Para quem não é fã do Tolkien, explico: anos atrás, em 2003, a Tolkien Society (fã clube inglês) instituiu um Dia de Ler Tolkien (assim como existe o “bloomsday”, dia de ler James Joyce – especialmente Ulysses). Perguntaram para integrantes da Tolkien Society se não existiria um dia equivalente ao “bloomsday”. Eles gostaram da ideia e pensaram numa data: 25 de março, dia em que Sauron foi derrotado no Senhor dos Anéis.
Tradicionalmente, fã clubes se reúnem para ler trechos e comentá-los. Vou fazer uma ação mais solitária: um post com trechos do Silmarillion, livro que estou relendo.

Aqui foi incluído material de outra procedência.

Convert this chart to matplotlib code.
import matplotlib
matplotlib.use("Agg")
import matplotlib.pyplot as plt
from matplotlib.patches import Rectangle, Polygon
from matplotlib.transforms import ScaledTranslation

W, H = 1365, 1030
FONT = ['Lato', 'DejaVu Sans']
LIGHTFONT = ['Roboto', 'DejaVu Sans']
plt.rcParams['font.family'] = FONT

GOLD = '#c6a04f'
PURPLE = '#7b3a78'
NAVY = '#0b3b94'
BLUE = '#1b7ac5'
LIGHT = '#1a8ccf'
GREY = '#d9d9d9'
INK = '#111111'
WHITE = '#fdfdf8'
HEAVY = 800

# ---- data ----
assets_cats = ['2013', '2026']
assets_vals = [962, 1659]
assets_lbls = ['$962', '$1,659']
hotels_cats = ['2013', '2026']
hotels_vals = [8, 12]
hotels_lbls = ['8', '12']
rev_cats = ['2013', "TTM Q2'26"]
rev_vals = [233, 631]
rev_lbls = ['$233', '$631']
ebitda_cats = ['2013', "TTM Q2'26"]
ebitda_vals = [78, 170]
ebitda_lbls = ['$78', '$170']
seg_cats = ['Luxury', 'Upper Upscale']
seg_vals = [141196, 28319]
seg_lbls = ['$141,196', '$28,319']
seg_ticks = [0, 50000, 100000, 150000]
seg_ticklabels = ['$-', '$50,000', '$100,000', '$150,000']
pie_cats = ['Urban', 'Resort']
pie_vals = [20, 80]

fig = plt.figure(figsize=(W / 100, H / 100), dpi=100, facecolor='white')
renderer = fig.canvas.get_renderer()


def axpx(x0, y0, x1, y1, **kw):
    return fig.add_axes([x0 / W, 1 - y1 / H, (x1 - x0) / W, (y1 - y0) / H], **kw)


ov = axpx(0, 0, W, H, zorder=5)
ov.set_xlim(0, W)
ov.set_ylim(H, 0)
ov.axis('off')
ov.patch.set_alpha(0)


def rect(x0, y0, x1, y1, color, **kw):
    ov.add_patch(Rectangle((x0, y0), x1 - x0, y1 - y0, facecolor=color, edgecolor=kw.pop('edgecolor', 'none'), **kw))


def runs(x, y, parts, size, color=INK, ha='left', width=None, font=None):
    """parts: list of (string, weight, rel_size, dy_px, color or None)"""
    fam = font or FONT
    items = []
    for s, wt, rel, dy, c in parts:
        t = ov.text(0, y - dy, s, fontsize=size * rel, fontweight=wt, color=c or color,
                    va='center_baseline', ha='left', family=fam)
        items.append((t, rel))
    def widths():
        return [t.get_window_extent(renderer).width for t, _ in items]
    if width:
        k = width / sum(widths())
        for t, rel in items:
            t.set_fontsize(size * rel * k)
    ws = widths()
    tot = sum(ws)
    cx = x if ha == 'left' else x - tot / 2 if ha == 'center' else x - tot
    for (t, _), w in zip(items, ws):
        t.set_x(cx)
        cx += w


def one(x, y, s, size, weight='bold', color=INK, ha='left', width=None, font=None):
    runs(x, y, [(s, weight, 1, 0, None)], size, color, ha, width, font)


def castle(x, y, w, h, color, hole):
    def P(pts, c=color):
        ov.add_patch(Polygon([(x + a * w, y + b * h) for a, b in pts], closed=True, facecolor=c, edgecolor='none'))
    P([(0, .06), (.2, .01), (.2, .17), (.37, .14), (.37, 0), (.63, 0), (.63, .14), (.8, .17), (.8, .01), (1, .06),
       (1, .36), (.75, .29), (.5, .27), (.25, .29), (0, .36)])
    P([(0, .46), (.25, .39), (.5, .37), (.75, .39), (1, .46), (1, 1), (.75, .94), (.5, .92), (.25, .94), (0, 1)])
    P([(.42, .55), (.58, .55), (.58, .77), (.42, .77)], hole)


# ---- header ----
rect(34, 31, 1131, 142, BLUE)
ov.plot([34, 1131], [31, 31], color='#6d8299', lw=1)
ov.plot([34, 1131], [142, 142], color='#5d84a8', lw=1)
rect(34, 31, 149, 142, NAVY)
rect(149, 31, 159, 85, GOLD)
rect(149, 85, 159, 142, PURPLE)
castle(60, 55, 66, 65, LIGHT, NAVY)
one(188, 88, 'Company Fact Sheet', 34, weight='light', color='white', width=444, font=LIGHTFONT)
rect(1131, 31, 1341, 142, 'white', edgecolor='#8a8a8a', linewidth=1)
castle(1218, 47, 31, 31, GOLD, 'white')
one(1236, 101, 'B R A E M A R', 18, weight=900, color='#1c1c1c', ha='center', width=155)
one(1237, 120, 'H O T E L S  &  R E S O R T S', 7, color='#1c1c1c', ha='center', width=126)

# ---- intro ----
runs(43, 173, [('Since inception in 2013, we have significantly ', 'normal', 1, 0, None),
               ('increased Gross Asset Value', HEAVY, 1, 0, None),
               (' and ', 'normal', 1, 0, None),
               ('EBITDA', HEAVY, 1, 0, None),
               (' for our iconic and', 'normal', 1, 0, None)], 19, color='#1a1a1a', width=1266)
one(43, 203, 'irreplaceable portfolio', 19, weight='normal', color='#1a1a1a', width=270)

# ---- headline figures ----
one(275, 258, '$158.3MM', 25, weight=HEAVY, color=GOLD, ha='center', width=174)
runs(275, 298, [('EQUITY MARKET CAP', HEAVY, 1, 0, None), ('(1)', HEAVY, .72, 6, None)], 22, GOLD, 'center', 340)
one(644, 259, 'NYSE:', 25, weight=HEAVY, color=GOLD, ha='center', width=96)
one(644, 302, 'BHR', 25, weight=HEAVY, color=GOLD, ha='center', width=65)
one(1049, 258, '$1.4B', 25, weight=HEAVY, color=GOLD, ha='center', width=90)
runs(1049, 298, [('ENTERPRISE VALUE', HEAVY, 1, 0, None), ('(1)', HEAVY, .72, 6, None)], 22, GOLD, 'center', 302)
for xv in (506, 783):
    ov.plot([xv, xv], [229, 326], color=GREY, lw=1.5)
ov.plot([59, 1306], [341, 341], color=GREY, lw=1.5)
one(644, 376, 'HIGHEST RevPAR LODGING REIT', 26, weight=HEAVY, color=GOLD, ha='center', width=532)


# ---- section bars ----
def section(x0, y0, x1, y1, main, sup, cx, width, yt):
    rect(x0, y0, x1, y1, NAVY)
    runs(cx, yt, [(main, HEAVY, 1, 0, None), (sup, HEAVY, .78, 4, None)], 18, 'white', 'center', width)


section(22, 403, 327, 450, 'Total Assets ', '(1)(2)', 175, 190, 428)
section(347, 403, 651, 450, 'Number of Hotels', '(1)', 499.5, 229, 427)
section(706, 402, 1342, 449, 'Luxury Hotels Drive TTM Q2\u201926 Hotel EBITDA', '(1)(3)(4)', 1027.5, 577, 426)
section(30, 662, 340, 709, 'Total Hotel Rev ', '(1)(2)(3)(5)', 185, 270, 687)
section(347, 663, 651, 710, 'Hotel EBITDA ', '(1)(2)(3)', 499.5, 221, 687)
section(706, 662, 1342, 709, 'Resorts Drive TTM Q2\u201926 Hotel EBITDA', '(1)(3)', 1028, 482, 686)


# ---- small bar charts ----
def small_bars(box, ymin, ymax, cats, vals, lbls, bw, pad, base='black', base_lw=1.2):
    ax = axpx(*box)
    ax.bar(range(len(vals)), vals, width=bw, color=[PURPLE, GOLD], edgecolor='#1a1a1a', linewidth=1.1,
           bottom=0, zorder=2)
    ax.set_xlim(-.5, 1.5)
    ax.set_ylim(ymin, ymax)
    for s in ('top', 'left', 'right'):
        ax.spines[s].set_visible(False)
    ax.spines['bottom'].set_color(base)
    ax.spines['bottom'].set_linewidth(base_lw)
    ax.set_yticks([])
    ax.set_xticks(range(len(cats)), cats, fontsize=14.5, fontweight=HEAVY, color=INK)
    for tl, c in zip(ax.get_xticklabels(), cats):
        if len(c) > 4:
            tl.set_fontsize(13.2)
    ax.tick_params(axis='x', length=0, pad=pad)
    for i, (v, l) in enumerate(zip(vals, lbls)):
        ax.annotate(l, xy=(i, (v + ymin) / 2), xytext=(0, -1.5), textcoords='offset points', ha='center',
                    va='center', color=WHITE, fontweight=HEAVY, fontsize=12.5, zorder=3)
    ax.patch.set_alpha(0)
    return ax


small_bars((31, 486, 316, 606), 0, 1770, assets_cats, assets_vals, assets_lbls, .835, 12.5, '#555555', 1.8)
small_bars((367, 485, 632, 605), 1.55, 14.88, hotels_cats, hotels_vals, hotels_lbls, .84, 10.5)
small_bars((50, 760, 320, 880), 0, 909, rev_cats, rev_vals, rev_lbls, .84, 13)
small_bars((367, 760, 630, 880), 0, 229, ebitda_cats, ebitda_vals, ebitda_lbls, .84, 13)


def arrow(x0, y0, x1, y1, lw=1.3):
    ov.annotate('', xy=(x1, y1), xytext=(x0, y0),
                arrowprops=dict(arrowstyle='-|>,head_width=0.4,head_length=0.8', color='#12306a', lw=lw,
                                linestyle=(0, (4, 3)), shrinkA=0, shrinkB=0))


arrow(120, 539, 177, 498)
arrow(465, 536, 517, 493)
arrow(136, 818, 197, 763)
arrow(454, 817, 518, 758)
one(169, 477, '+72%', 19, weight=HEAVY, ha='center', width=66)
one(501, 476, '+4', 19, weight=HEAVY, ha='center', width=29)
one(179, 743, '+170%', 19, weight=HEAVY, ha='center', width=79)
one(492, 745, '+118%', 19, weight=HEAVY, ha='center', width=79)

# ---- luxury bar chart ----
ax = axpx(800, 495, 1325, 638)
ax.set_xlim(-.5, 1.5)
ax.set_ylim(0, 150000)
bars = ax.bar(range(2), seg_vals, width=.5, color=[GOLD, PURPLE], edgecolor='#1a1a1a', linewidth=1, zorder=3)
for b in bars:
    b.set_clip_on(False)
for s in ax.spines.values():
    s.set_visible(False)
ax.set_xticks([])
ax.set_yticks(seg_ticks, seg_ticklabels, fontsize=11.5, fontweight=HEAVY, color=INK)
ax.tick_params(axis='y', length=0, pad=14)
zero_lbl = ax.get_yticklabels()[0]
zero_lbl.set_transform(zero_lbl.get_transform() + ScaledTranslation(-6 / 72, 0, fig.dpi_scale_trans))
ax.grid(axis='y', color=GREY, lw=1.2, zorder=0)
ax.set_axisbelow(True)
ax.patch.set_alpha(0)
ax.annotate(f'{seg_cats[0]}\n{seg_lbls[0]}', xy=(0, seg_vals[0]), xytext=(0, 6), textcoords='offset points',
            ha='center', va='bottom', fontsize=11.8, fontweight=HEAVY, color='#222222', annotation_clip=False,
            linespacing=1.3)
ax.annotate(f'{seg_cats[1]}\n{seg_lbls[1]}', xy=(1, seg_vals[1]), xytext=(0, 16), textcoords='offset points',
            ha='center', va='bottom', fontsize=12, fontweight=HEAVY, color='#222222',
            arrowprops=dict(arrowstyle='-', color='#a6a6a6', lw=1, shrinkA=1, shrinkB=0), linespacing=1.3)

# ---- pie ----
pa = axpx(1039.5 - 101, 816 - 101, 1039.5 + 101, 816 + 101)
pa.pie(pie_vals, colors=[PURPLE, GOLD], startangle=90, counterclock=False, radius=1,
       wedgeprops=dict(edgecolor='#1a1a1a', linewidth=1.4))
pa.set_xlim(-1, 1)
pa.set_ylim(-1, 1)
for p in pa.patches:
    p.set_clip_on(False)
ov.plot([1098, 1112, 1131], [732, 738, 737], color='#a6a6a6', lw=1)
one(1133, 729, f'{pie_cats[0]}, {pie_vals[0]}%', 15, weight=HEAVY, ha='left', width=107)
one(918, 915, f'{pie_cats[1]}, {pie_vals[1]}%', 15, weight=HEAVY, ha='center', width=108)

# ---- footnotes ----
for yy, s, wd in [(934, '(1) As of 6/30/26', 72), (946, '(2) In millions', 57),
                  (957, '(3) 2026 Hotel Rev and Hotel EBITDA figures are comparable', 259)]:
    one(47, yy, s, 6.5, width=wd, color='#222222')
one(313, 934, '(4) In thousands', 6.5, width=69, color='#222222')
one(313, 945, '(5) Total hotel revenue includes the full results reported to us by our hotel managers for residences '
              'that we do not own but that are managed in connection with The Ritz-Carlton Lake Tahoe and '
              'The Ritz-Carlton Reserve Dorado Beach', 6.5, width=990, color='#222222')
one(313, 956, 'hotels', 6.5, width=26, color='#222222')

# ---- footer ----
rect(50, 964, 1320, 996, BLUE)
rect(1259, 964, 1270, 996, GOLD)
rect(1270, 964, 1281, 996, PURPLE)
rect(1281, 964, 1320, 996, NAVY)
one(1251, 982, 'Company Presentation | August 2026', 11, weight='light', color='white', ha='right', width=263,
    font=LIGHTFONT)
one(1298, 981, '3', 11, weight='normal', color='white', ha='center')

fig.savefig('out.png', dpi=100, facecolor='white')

O Silmarillion é a porta de entrada para os livros escritos pelo Tolkien e publicados pelo filho, Cristopher. Em vida, Tolkien só publicou O Hobbit e o Senhor dos Anéis. O Silmarillion foi escrito ao londo da vida do autor, e nunca foi acabado. Seu filho publicou-o quatro anos após a morte do pai, em 1977. É uma colcha de retalhos com uma costura muito tênue, o que dificulta a leitura, o acompanhamento da história. A primeira vez que li, fiz uma leitura muito espaçada, o que compremeteu a compreensão da história como um todo. Só a partir da primeira releitura é que comecei a compreender realmente. Atualmente, estou lendo-o pela quarta vez e é o meu preferido do Tolkien. É o mais poético, o que tem menos descrições cansativas (que hoje em dia adoro, mas…), o livro que tem as melhores histórias.

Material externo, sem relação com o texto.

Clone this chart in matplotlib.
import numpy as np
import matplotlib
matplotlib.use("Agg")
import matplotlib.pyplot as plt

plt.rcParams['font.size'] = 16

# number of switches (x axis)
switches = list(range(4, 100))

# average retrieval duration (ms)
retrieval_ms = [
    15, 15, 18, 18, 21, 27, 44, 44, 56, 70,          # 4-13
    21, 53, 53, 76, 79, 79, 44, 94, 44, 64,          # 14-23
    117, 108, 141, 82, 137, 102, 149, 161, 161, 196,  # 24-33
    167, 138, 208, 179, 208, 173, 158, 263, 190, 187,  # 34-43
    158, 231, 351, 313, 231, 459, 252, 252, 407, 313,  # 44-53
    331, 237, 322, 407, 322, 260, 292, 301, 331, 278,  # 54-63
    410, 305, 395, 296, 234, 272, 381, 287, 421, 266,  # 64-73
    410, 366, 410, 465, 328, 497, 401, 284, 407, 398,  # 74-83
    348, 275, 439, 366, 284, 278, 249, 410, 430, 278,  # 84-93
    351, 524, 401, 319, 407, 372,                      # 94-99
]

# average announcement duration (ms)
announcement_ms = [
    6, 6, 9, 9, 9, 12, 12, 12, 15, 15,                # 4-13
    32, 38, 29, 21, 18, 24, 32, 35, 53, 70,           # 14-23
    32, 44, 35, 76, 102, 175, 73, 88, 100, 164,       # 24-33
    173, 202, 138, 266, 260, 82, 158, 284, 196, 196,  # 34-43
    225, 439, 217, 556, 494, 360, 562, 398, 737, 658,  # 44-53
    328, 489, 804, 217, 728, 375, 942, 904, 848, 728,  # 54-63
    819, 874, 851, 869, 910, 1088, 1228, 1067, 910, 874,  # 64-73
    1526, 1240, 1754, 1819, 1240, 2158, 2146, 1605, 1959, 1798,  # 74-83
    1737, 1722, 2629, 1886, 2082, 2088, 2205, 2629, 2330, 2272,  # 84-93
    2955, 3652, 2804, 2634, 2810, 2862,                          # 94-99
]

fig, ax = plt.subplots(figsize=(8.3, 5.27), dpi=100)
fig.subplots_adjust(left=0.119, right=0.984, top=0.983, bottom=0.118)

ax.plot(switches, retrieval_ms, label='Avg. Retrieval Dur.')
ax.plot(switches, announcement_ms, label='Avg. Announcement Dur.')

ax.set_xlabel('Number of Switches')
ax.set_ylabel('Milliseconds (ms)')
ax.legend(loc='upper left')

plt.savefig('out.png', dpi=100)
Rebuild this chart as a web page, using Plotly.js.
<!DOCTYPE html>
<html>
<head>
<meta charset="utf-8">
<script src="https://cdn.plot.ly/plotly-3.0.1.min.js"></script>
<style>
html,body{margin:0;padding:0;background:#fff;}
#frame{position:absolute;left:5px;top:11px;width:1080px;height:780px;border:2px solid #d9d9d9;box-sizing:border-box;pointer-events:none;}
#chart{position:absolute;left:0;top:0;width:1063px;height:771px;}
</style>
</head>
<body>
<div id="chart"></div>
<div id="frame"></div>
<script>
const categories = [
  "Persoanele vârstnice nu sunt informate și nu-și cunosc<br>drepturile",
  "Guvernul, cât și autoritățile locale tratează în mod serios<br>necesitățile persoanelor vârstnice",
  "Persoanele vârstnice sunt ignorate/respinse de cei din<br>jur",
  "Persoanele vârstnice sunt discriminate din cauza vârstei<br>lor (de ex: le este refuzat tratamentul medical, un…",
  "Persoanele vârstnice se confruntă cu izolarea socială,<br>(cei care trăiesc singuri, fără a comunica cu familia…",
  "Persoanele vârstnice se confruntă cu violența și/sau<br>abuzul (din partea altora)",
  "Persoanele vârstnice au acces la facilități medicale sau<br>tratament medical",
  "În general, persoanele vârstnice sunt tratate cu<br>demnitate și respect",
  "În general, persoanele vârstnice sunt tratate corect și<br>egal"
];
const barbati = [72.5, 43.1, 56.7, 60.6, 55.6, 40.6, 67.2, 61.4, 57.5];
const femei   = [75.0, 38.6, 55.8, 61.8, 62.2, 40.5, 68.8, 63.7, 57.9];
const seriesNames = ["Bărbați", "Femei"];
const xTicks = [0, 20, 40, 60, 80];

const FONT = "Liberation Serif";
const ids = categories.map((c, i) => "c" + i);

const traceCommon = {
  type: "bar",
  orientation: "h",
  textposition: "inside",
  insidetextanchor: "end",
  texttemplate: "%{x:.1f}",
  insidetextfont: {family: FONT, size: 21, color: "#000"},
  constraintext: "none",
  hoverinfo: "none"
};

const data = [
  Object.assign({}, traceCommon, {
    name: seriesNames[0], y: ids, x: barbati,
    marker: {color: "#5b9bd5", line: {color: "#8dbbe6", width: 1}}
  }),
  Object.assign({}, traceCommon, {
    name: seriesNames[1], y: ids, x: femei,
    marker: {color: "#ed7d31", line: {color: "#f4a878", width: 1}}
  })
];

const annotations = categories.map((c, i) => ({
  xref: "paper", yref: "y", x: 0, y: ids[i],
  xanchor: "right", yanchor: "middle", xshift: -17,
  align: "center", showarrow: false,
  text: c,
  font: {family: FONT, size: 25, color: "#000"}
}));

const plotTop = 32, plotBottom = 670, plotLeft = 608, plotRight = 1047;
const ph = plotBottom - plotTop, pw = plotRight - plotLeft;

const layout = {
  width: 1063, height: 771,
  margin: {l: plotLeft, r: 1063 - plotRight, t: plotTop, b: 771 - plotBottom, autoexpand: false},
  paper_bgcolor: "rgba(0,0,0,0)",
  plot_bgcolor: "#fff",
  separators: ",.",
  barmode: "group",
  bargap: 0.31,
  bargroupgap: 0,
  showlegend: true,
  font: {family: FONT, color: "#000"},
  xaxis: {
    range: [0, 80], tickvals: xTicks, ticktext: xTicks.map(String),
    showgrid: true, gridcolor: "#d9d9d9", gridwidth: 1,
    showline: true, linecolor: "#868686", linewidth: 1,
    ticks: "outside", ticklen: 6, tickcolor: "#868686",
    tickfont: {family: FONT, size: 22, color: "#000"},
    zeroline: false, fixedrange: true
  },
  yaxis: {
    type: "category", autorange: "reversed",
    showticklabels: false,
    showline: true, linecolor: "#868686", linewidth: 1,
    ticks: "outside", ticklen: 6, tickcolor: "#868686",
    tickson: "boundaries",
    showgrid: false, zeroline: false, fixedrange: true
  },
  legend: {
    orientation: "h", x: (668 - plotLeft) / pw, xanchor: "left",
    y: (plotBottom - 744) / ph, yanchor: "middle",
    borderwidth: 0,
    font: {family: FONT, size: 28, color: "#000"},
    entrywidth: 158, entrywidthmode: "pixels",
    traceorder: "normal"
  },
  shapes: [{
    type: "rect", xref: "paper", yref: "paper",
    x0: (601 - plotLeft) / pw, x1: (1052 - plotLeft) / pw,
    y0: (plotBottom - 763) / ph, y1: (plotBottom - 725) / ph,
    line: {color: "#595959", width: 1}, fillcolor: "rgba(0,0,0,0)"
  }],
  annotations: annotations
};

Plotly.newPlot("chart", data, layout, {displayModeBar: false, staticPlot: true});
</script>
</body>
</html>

O tema do livro é a Terra Média no momento em que os elfos são os Filhos de Ilúvatar predominantes: é a história deles, e seus primeiros contatos com os homens. E óbvio, a luta deles contra um grande vilão, Mergoth (ou Melkor), um sujeito que faz o Sauron parecer inofensivo. Aliás, é o antigo chefe do Sauron. Apesar dos elfos serem o tema central, o livro tem como tema inicial a cosmogonia criada por ele, a criação do mundo: Ainulindalë. É a música dos Ainur (os Sagrados), primeiras criações de Eru, o Ilúvatar (“Deus”). É a partir dessa música que o mundo é criado. Separei alguns trechos para compartilhar com vocês:
Disse-lhes então Ilúvatar – A partir do tema que lhes indiquei, desejo agora que criem juntos, em harmonia, uma Música Magnífica. E, como eu os inspirei com a Chama Imperecível, vocês vão demonstrar seus poderes ornamentando esse tema, cada um coms seus próprios pensamentos e recursos, se assim o desejar. Eu porém me sentarei para escutar; e me alegrarei, pois, através de vocês, uma grande beleza terá sido despertada em forma de melodia.
(…)
Então, os temas de Ilúvatar serão desenvolvidos com perfeição e irão adquirir Existência no momento em que ganharem voz, pois todos compreenderão plenamente o intento de Ilúvatar para cada um, e cada um terá a compreensão do outro; e Ilúvatar, sentindo-se satisfeito, concederá a seus pensamentos o fogo secreto.
(…)
Contemplem sua Música! – E lhes mostrou uma visão, dando-lhes uma imagem onde antes havia somente o som. E eles viram um novo Mundo torna-se visível a seus olhos; e ele formava um globo no meio do Vazio, e se mantinha ali, mas não pertencia ao Vazio. E, enquanto contemplavam perplexos, esse Mundo começou a desenrolar sua história, e a eles parecia que o Mundo tinha vida e crescia. E, depois que os Ainur haviam olhado por algum tempo, calados, Ilúvatar voltou a dizer – Contemplem sua Música! Este é seu repertório. Cada um de vocês encontrará aí, em meio à imagem que lhes apresento, tudo aquilo que pode parecer que ele próprio inventou ou acrescentou. E tu, Melkor, descobrirás todos os pensamentos secretos de tua mente e perceberás que eles são apenas uma parte do todo e subordinados à sua glória
(…)
Ilúvatar aos Ainur:
Conheço o desejo em suas mentes de que aquilo que viram venha na verdade a ser, não apenas no pensamento, mas como vocês são e, no entanto, diferente. Logo, eu digo: Ëa! Que essas coisas Existam! E mandarei para o meio do Vazio a Chama Imperecível; e ela estará no coração do Mundo, e o Mundo Existirá; e aqueles de vocês que quiserem, poderão descer e entrar nele
Eis a inspiração para o novo nome do blog. Esse capítulo lindo, poético, fantástico.
Edição usada: TOLKIEN, J.R.R. & TOLKIEN, Christopher (org.) O Silmarillion. São Paulo: Martins Fontes, 1999.